** What the exercise asks **
Produce nothing but an exact copy of the lines from the one containing "Generate a Python" through the one containing "from plotly.colors import sample_colorscale", and do not carry over pictures.

— START OF Data excerpts —

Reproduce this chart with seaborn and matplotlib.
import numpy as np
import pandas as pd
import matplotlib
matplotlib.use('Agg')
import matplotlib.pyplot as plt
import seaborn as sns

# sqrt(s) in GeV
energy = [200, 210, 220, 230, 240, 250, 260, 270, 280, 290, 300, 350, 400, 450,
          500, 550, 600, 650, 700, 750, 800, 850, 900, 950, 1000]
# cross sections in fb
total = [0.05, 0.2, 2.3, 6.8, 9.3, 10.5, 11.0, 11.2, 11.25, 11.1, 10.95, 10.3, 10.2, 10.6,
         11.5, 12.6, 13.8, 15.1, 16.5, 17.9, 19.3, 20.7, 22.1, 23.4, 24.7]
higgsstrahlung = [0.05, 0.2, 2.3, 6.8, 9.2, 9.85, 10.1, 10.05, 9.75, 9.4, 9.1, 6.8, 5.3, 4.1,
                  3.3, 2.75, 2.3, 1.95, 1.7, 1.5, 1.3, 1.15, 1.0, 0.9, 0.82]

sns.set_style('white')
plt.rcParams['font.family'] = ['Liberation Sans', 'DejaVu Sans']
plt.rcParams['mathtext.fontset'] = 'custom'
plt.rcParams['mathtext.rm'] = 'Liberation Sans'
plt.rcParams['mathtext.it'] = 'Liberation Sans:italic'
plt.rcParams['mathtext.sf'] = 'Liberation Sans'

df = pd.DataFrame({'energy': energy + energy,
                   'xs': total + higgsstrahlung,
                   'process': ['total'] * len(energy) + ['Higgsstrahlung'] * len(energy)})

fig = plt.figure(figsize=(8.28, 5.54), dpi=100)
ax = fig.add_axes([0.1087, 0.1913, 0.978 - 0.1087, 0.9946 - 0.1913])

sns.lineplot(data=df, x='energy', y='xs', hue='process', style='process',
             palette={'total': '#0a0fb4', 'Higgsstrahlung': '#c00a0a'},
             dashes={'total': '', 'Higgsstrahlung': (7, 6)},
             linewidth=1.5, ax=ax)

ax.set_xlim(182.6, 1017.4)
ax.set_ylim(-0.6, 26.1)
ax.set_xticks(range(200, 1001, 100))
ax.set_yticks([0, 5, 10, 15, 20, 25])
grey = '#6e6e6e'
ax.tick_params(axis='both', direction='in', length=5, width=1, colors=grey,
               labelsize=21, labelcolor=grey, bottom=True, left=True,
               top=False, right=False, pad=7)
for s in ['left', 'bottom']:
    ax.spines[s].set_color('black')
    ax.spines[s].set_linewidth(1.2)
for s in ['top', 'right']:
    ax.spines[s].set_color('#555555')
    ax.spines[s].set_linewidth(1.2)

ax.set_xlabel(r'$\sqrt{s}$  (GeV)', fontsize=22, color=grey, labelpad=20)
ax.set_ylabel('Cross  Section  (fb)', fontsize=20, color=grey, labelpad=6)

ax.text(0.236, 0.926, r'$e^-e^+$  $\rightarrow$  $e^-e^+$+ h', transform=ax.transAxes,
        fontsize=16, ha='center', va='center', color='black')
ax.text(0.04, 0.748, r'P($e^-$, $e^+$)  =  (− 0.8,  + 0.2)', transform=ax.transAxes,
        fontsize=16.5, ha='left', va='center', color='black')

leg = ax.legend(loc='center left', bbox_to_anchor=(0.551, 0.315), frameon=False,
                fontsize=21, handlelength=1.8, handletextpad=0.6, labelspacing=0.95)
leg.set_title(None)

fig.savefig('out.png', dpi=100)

— END OF Data excerpts —
— START OF Data excerpts —

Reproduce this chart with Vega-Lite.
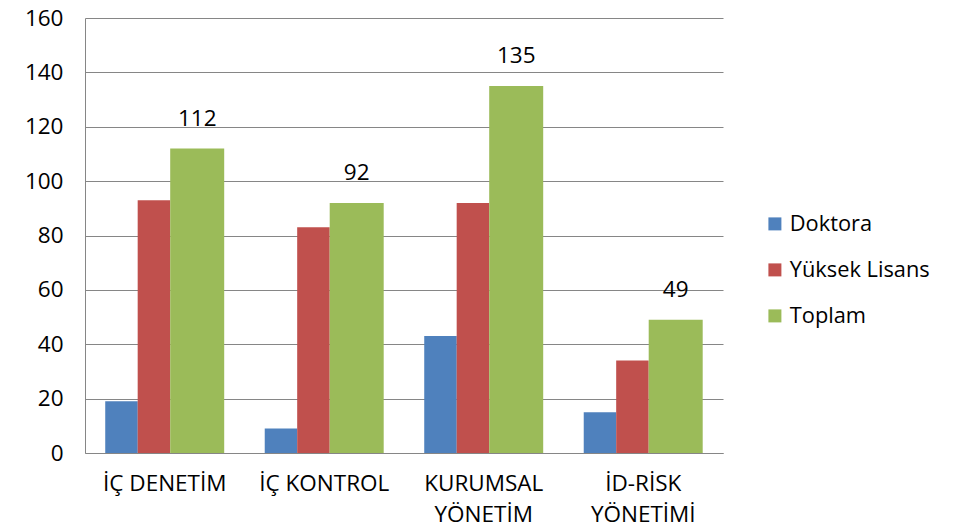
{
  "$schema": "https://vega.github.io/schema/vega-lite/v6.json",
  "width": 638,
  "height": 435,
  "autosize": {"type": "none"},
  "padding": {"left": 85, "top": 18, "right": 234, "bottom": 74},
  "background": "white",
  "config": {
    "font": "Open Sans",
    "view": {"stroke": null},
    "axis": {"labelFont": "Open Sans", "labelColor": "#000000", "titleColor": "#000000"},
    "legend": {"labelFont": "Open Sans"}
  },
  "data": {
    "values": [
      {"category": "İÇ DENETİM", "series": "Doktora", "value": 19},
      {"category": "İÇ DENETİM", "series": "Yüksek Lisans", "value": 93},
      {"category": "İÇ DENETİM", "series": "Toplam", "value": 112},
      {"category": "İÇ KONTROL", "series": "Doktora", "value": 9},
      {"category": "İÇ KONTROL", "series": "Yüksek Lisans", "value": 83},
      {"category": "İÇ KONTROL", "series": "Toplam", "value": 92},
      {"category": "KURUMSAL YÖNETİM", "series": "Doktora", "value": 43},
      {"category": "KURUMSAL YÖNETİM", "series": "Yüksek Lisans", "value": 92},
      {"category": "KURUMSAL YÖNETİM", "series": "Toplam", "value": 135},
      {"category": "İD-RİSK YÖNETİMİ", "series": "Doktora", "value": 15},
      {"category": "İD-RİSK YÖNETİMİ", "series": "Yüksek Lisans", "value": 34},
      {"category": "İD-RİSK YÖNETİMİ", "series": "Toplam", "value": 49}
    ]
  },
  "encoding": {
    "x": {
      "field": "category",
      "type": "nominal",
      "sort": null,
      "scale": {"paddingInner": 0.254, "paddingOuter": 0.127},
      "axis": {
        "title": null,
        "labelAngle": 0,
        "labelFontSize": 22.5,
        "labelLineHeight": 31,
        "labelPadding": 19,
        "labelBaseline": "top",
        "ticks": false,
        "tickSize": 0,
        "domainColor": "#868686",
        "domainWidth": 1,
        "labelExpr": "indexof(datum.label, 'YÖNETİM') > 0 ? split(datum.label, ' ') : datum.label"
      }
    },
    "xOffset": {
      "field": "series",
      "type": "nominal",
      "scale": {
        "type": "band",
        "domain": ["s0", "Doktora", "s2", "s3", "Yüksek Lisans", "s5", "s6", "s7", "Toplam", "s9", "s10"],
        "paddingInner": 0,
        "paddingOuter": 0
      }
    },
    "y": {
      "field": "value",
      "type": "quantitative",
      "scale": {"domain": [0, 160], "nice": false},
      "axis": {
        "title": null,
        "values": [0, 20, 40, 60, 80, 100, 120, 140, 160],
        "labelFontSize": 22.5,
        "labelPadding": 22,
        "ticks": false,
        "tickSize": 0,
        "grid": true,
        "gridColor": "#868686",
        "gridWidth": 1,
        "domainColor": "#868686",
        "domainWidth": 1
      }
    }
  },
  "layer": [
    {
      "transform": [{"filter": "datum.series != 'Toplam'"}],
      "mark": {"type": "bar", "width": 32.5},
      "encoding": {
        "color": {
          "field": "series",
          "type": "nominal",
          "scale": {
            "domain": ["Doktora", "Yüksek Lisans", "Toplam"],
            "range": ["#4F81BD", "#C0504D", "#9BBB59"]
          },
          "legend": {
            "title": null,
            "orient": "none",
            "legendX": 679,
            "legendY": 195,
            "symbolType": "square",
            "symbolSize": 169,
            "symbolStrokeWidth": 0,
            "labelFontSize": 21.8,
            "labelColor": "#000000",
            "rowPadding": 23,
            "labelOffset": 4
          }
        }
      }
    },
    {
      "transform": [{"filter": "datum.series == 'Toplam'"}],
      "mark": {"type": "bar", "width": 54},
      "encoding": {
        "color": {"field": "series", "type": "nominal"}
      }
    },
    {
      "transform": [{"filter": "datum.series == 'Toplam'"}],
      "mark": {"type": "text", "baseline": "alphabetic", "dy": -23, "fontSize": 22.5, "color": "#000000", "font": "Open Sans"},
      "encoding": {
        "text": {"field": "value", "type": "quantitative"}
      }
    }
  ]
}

— END OF Data excerpts —
— START OF Data excerpts —

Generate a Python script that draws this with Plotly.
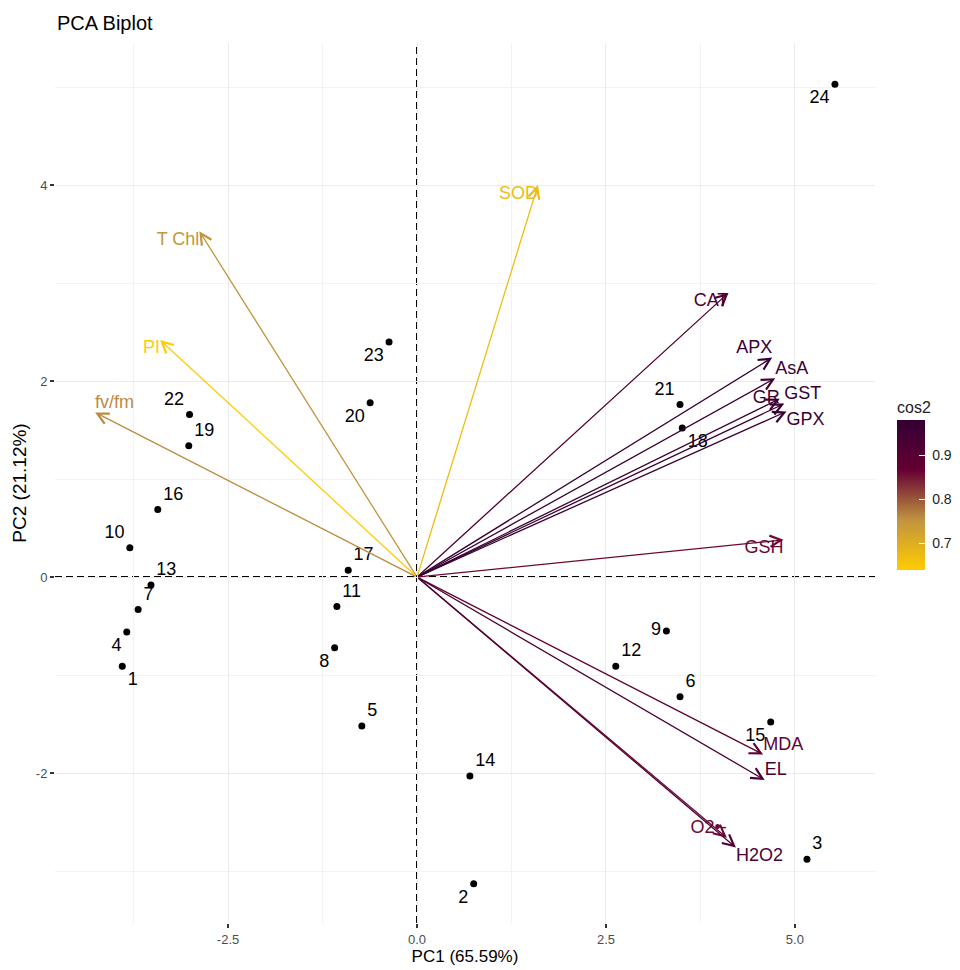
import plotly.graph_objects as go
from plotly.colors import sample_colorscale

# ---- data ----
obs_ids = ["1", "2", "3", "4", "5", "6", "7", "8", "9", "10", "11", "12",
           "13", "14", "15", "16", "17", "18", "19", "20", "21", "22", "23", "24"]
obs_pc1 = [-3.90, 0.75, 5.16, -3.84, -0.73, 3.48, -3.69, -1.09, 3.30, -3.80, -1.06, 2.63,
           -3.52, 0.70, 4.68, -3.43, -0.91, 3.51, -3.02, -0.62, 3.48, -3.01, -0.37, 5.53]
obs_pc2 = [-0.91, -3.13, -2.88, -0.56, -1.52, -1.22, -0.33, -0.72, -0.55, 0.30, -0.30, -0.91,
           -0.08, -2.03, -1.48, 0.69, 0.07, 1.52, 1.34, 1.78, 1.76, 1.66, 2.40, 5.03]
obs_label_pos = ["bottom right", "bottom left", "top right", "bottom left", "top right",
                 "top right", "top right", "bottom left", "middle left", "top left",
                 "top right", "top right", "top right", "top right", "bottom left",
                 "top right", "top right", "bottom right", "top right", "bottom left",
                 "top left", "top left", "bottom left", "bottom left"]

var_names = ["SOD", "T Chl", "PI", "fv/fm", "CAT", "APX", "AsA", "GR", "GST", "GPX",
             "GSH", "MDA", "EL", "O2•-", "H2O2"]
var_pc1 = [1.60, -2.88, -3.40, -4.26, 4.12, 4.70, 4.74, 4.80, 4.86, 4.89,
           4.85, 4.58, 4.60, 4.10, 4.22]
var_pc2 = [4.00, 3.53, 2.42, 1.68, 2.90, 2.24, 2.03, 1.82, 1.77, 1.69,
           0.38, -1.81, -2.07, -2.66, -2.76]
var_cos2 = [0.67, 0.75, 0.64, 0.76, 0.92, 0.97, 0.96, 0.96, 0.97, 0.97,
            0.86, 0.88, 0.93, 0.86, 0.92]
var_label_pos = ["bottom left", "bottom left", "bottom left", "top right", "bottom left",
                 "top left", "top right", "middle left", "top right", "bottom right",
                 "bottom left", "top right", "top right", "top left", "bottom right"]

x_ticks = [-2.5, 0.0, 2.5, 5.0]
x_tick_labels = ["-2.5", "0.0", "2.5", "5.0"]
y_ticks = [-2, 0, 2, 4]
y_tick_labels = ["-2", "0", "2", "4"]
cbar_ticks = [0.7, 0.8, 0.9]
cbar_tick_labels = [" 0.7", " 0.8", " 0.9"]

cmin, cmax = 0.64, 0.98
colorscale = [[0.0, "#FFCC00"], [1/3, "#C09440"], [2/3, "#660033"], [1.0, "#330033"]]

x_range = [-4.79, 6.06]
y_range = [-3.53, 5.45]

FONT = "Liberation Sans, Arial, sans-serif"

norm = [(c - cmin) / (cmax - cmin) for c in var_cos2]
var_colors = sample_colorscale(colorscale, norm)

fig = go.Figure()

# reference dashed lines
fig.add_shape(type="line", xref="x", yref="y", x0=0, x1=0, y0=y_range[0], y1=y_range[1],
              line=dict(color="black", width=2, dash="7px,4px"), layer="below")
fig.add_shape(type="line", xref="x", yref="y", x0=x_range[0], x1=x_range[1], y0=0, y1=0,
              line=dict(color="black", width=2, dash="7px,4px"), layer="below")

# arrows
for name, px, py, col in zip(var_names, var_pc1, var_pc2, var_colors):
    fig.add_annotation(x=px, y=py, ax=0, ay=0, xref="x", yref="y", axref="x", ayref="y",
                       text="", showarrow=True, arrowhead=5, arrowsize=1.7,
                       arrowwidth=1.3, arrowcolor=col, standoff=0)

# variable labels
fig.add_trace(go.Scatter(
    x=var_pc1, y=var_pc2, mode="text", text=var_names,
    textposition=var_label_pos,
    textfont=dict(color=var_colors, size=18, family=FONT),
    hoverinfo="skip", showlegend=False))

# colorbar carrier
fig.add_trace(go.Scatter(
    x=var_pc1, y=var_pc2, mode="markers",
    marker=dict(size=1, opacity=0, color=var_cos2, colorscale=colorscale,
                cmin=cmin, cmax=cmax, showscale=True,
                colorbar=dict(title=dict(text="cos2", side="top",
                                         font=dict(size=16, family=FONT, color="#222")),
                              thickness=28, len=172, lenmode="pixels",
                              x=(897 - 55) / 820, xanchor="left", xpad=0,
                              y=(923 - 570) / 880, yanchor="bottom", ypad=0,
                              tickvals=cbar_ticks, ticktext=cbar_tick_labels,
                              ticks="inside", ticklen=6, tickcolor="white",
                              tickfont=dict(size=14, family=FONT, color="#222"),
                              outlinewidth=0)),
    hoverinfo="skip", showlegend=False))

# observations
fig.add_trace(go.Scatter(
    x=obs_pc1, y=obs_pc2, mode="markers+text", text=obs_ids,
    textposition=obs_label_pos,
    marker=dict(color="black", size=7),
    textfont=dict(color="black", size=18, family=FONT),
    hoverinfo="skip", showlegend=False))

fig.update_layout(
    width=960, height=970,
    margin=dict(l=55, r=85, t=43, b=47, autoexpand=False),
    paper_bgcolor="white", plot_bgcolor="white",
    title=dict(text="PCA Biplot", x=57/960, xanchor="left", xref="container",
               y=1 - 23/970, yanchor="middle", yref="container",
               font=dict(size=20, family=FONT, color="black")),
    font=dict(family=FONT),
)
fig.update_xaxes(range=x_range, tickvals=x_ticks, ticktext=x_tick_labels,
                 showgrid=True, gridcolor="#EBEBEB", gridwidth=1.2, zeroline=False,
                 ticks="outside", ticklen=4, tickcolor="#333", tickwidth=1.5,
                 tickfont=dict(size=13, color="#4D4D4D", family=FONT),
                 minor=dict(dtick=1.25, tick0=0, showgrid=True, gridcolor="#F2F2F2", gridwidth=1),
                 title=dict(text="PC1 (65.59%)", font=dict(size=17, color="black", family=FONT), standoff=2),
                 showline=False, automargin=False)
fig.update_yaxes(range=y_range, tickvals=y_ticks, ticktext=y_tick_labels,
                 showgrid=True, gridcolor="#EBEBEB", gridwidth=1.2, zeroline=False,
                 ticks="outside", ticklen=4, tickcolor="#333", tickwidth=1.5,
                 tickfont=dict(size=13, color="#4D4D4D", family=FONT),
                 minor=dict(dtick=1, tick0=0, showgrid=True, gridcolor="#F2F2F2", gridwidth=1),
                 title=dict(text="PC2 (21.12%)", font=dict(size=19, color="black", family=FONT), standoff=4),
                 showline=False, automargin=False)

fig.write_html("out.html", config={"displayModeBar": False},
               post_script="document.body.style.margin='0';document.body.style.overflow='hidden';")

— END OF Data excerpts —

** Correct response **
Generate a Python script that draws this with Plotly.
import plotly.graph_objects as go
from plotly.colors import sample_colorscale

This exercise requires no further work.